Die Stiftung widmet sich der Pflege des Stummfilmerbes des Konzerns Pathé, der bis zum Ersten Weltkrieg marktführend war. Aktuell laufen dort Filme von René Leprince, dessen Name mir beim Lesen französischer Filmgeschichten womöglich schon untergekommen ist, von dem ich bislang aber keine Notiz nahm. Er war zeitlebens Studioregisseur (auch eine Art, sich unsichtbar zu machen) und starb, bevor sich der Tonfilm durchsetzte. Drei Filme habe ich von ihm gesehen (ein immerhin vertrauenswürdigerer Prozentsatz als die Fotos, die man aus dem Nachlass Maiers kennt). Für sie musste ich nicht Schlange stehen. Allerdings hat sich die Anzahl der Besucher von fünf am ersten Tag heute zunächst auf ein Dutzend und dann auf zwei Dutzend gesteigert. Die drei Filme sind Gesellschaftsmelodramen. In zwei ("Vent Debout"/ Gegen den Wind und "La fièvre de l'or"/Goldfieber) werden Anleger von einer Bank um ihre Investitionen betrogen; die Dramaturgie des letzteren folgt dem Rhythmus von Hausse und Baisse an der Börse. Während Maiers Fotos im öffentlichen Raum entstanden sind, suchen Leprince' Filme das Intime im Interieur von Salons, Hotellobbys oder Boudoirs. Die Entsagung spielt in ihnen eine andere Rolle als bei Maier. Es sind Gebrauchsfilme aus einer vergangenen Epoche, in denen die Aufgabe des Regisseurs vornehmlich darin bestand, die prachtvollen Dekors und den Ausdruck der Darsteller zur Geltung zu bringen.

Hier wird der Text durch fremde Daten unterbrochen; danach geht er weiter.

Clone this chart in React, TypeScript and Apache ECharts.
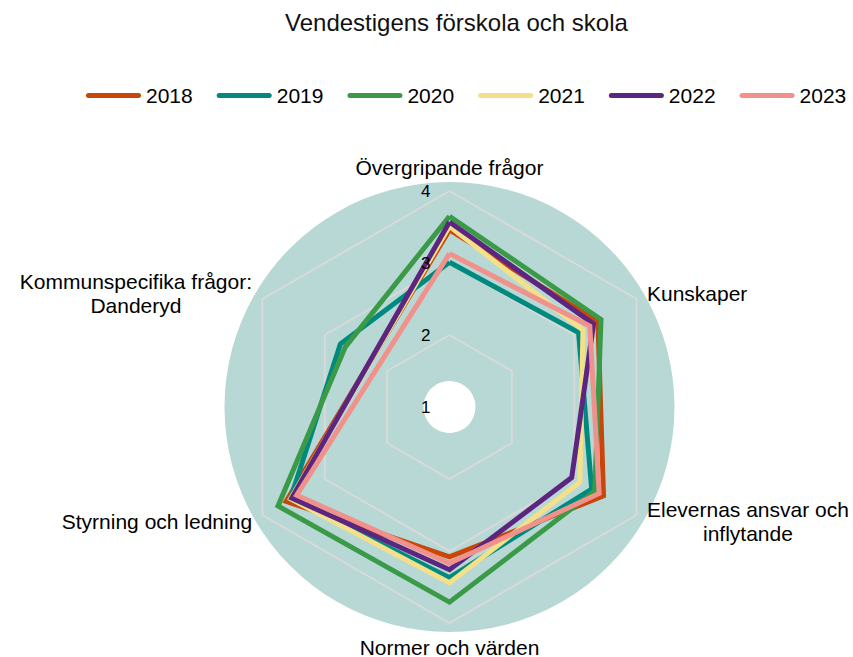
import React, { useEffect, useRef } from 'react';
import * as echarts from 'echarts';

const chartTitle = 'Vendestigens förskola och skola';

// Clockwise from the top
const categories = [
  'Övergripande frågor',
  'Kunskaper',
  'Elevernas ansvar och\ninflytande',
  'Normer och värden',
  'Styrning och ledning',
  'Kommunspecifika frågor:\nDanderyd',
];

const years = ['2018', '2019', '2020', '2021', '2022', '2023'];
const colors = ['#c8460a', '#00897e', '#3a9a47', '#f5e08a', '#5b2580', '#f0928b'];

const v2018 = [3.46, 3.38, 3.47, 3.08, 3.62, null];
const v2019 = [3.01, 3.07, 3.28, 3.37, 3.55, 2.75];
const v2020 = [3.65, 3.43, 3.33, 3.71, 3.75, 2.67];
const v2021 = [3.51, 3.14, 3.09, 3.44, 3.55, null];
const v2022 = [3.57, 3.31, 2.96, 3.26, 3.53, null];
const v2023 = [3.13, 3.25, 3.4, 3.17, 3.45, null];
const seriesValues = [v2018, v2019, v2020, v2021, v2022, v2023];

const scaleMin = 1;
const scaleMax = 4;
const scaleStep = 1;

const FONT = '"Liberation Sans", Arial, sans-serif';

export default function App() {
  const ref = useRef<HTMLDivElement>(null);

  useEffect(() => {
    if (!ref.current) return;
    const chart = echarts.init(ref.current, undefined, { renderer: 'svg' });
    const center = [449.5, 407];
    const radius = 216;
    const n = categories.length;
    const step = 360 / n;

    // radar indicators run counter-clockwise from the top
    const radarIndicators = [categories[0], ...categories.slice(1).reverse()].map((name) => ({
      name,
      min: scaleMin,
      max: scaleMax,
    }));

    const option: any = {
      animation: false,
      backgroundColor: '#ffffff',
      textStyle: { fontFamily: FONT },
      title: {
        text: chartTitle,
        left: 280,
        top: 5,
        textStyle: { fontSize: 24, fontWeight: 'normal', color: '#111', fontFamily: FONT },
      },
      legend: {
        data: years,
        left: 81,
        top: 80,
        width: 800,
        itemWidth: 55,
        itemHeight: 5,
        itemGap: 24,
        icon: 'path://M2.5,0L52.5,0A2.5,2.5,0,0,1,52.5,5L2.5,5A2.5,2.5,0,0,1,2.5,0Z',
        textStyle: { fontSize: 21, color: '#000', fontFamily: FONT },
      },
      graphic: [
        {
          type: 'ring',
          silent: true,
          z: 0,
          shape: { cx: center[0], cy: center[1], r: 225, r0: 26 },
          style: { fill: '#b7d8d4' },
        },
      ],
      radar: {
        center,
        radius,
        startAngle: 90,
        shape: 'polygon',
        splitNumber: 3,
        indicator: radarIndicators,
        axisNameGap: 12,
        axisName: {
          color: '#000',
          fontSize: 21,
          fontFamily: FONT,
          formatter: (name: string) =>
            name
              .split('\n')
              .map((l) => `{c|${l}}`)
              .join('\n'),
          rich: {
            c: { align: 'center', fontSize: 21, lineHeight: 24, color: '#000', fontFamily: FONT },
          },
        },
        axisLine: { show: false },
        axisTick: { show: false },
        axisLabel: { show: false },
        splitArea: { show: false },
        splitLine: { lineStyle: { color: '#d9d9d9', width: 2 } },
        z: 2,
      },
      polar: { center, radius, z: 3 },
      angleAxis: {
        type: 'value',
        min: 0,
        max: 360,
        interval: step,
        startAngle: 90,
        clockwise: true,
        axisLine: { show: false },
        axisTick: { show: false },
        axisLabel: { show: false },
        splitLine: { show: false },
        splitArea: { show: false },
      },
      radiusAxis: {
        type: 'value',
        min: scaleMin,
        max: scaleMax,
        interval: scaleStep,
        axisLine: { show: false },
        axisTick: { show: false },
        splitLine: { show: false },
        axisLabel: { fontSize: 17, color: '#000', margin: 19, fontFamily: FONT },
        z: 5,
      },
      series: years.map((y, i) => {
        const vals = seriesValues[i];
        const pts = vals.map((v, j) => [v, j * step]);
        pts.push([vals[0], n * step]);
        return {
          type: 'line',
          name: y,
          coordinateSystem: 'polar',
          data: pts,
          connectNulls: true,
          clip: false,
          symbol: 'none',
          showSymbol: false,
          color: colors[i],
          lineStyle: { width: 5, color: colors[i], join: 'miter', cap: 'butt' },
          itemStyle: { color: colors[i] },
          z: 3,
        };
      }),
    };

    chart.setOption(option);
    return () => chart.dispose();
  }, []);

  return (
    <div
      ref={ref}
      style={{ position: 'absolute', left: 0, top: 0, width: 853, height: 657 }}
    />
  );
}
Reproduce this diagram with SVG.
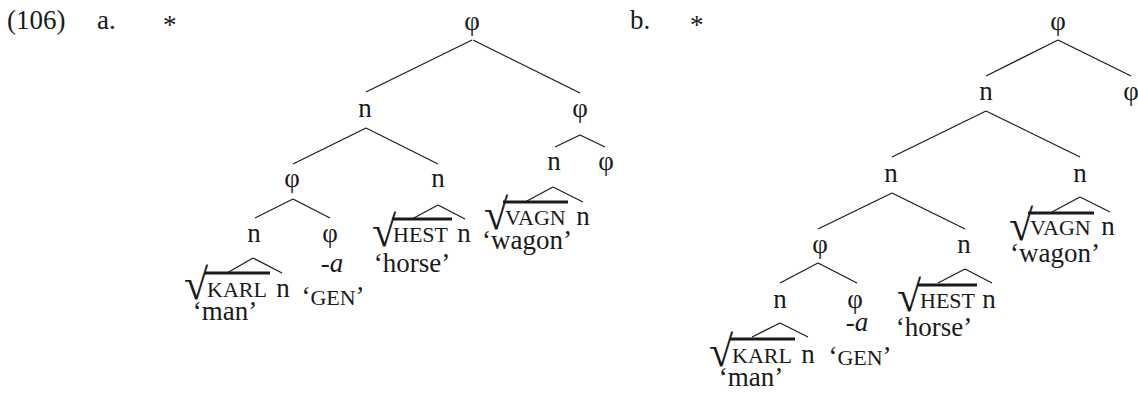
<svg xmlns="http://www.w3.org/2000/svg" width="1138" height="396" viewBox="0 0 1138 396">
<style>
text{font-family:"Liberation Serif","Times New Roman",serif;font-size:27px;fill:#1a1a1a}
.m{text-anchor:middle}
.sc{font-size:22px}
.rt{font-size:44px}
.it{font-style:italic}
line{stroke:#1a1a1a;stroke-width:1.2}
.ov{stroke-width:3}
</style>
<rect width="1138" height="396" fill="#fff"/>
<g id="labels">
<text x="7" y="29">(106)</text>
<text x="97" y="29">a.</text>
<text x="163" y="34">*</text>
<text x="630" y="29">b.</text>
<text x="690" y="34">*</text>
</g>
<g id="connectors">
<line x1="472" y1="40" x2="366" y2="92"/>
<line x1="473" y1="40" x2="580" y2="93"/>
<line x1="366" y1="128" x2="293" y2="164"/>
<line x1="366" y1="128" x2="438" y2="164"/>
<line x1="580" y1="135" x2="555" y2="147"/>
<line x1="580" y1="135" x2="605" y2="147"/>
<line x1="293" y1="199" x2="255" y2="218"/>
<line x1="293" y1="199" x2="330" y2="218"/>
<line x1="438" y1="205" x2="412" y2="219"/>
<line x1="438" y1="205" x2="465" y2="219"/>
<line x1="553" y1="187" x2="525" y2="202"/>
<line x1="553" y1="187" x2="583" y2="202"/>
<line x1="253" y1="258" x2="227" y2="273"/>
<line x1="253" y1="258" x2="282" y2="273"/>
<line x1="1058" y1="40" x2="986" y2="76"/>
<line x1="1058" y1="40" x2="1131" y2="76"/>
<line x1="986" y1="111" x2="892" y2="157"/>
<line x1="986" y1="111" x2="1080" y2="157"/>
<line x1="892" y1="193" x2="818" y2="229"/>
<line x1="892" y1="193" x2="965" y2="229"/>
<line x1="1080" y1="197" x2="1052" y2="212"/>
<line x1="1080" y1="197" x2="1110" y2="212"/>
<line x1="818" y1="263" x2="780" y2="283"/>
<line x1="818" y1="263" x2="857" y2="283"/>
<line x1="965" y1="269" x2="938" y2="283"/>
<line x1="965" y1="269" x2="992" y2="283"/>
<line x1="780" y1="323" x2="752" y2="337"/>
<line x1="780" y1="323" x2="808" y2="337"/>
</g>
<g id="a-root"><text class="m" x="472" y="30">φ</text></g>
<g id="a-n1"><text class="m" x="365" y="117">n</text></g>
<g id="a-phi1"><text class="m" x="580" y="117">φ</text></g>
<g id="a-phi2"><text class="m" x="292" y="187">φ</text></g>
<g id="a-n2"><text class="m" x="438" y="187">n</text></g>
<g id="a-n3"><text class="m" x="554" y="170">n</text></g>
<g id="a-phi3"><text class="m" x="606" y="170">φ</text></g>
<g id="a-n4"><text class="m" x="254" y="242">n</text></g>
<g id="a-phi4"><text class="m" x="330" y="242">φ</text></g>
<g id="a-karl">
<text class="rt" x="184" y="299">√</text>
<line class="ov" x1="205" y1="273" x2="270" y2="273"/>
<text class="sc" x="207" y="297">KARL</text>
<text class="m" x="283" y="297">n</text>
<text class="m" x="225" y="320">‘man’</text>
</g>
<g id="a-gen">
<text class="m" x="332" y="272">-<tspan class="it">a</tspan></text>
<text class="m" x="333" y="305">‘<tspan class="sc">GEN</tspan>’</text>
</g>
<g id="a-hest">
<text class="rt" x="372" y="246">√</text>
<line class="ov" x1="392" y1="219" x2="452" y2="219"/>
<text class="sc" x="393" y="242">HEST</text>
<text class="m" x="464" y="242">n</text>
<text class="m" x="412" y="272">‘horse’</text>
</g>
<g id="a-vagn">
<text class="rt" x="484" y="229">√</text>
<line class="ov" x1="503" y1="202" x2="568" y2="202"/>
<text class="sc" x="505" y="225">VAGN</text>
<text class="m" x="583" y="225">n</text>
<text class="m" x="527" y="249">‘wagon’</text>
</g>
<g id="b-root"><text class="m" x="1058" y="30">φ</text></g>
<g id="b-n1"><text class="m" x="986" y="100">n</text></g>
<g id="b-phi1"><text class="m" x="1131" y="100">φ</text></g>
<g id="b-n2"><text class="m" x="891" y="182">n</text></g>
<g id="b-n3"><text class="m" x="1080" y="182">n</text></g>
<g id="b-phi2"><text class="m" x="820" y="253">φ</text></g>
<g id="b-n4"><text class="m" x="964" y="253">n</text></g>
<g id="b-n5"><text class="m" x="780" y="308">n</text></g>
<g id="b-phi3"><text class="m" x="855" y="308">φ</text></g>
<g id="b-vagn">
<text class="rt" x="1009" y="240">√</text>
<line class="ov" x1="1028" y1="213" x2="1094" y2="213"/>
<text class="sc" x="1030" y="235">VAGN</text>
<text class="m" x="1108" y="235">n</text>
<text class="m" x="1055" y="262">‘wagon’</text>
</g>
<g id="b-hest">
<text class="rt" x="897" y="311">√</text>
<line class="ov" x1="918" y1="285" x2="977" y2="285"/>
<text class="sc" x="920" y="308">HEST</text>
<text class="m" x="989" y="308">n</text>
<text class="m" x="934" y="336">‘horse’</text>
</g>
<g id="b-karl">
<text class="rt" x="709" y="366">√</text>
<line class="ov" x1="730" y1="339" x2="795" y2="339"/>
<text class="sc" x="732" y="363">KARL</text>
<text class="m" x="808" y="363">n</text>
<text class="m" x="751" y="386">‘man’</text>
</g>
<g id="b-gen">
<text class="m" x="857" y="331">-<tspan class="it">a</tspan></text>
<text class="m" x="860" y="365">‘<tspan class="sc">GEN</tspan>’</text>
</g>
</svg>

Einige Situationen inspirieren Leprince mehr als andere. Die nächtliche Sause zweier Freunde in "Vent debout" ist überaus einfallsreich inszeniert - wie viel er über deren Unternehmungslust allein in der Konzentration auf die Schuhe der Beteiligten erzählt, ist vergnüglich. Die Kontraste zwischen Licht und Dunkel in einigen Szenen aus "Le fièvre de l'or" atemraubend. Spuren einer eigenen Handschrift sind durchaus zu erkennen: Die Bankszenen in dem Film zeigen, wie lebendig bei ihm die zweite Ebene in der Bildtiefe sein kann. Er dreht gern Aufsichten, mit denen er die Akteure von ihrem Ambiente absetzt. Spiegel setzt er bisweilen gewitzt, bisweilen schicksalsträchtig ein. Wie beim Finale von "Tentation" (Verlockung, 1929) das Zuziehen von Vorhängen ein fatales Signal aussendet, ist eine Glanzstunde der Abenddämmerung des stummen Kinos. Der Totentanz in der Schlusseinstellung ist beklemmend. Anscheinend mochte Leprince Katzen sehr. Sie schmiegen sich in die unterschiedlichsten Momente hinein. Solche Vorlieben haben noch keinem Regisseur geschadet.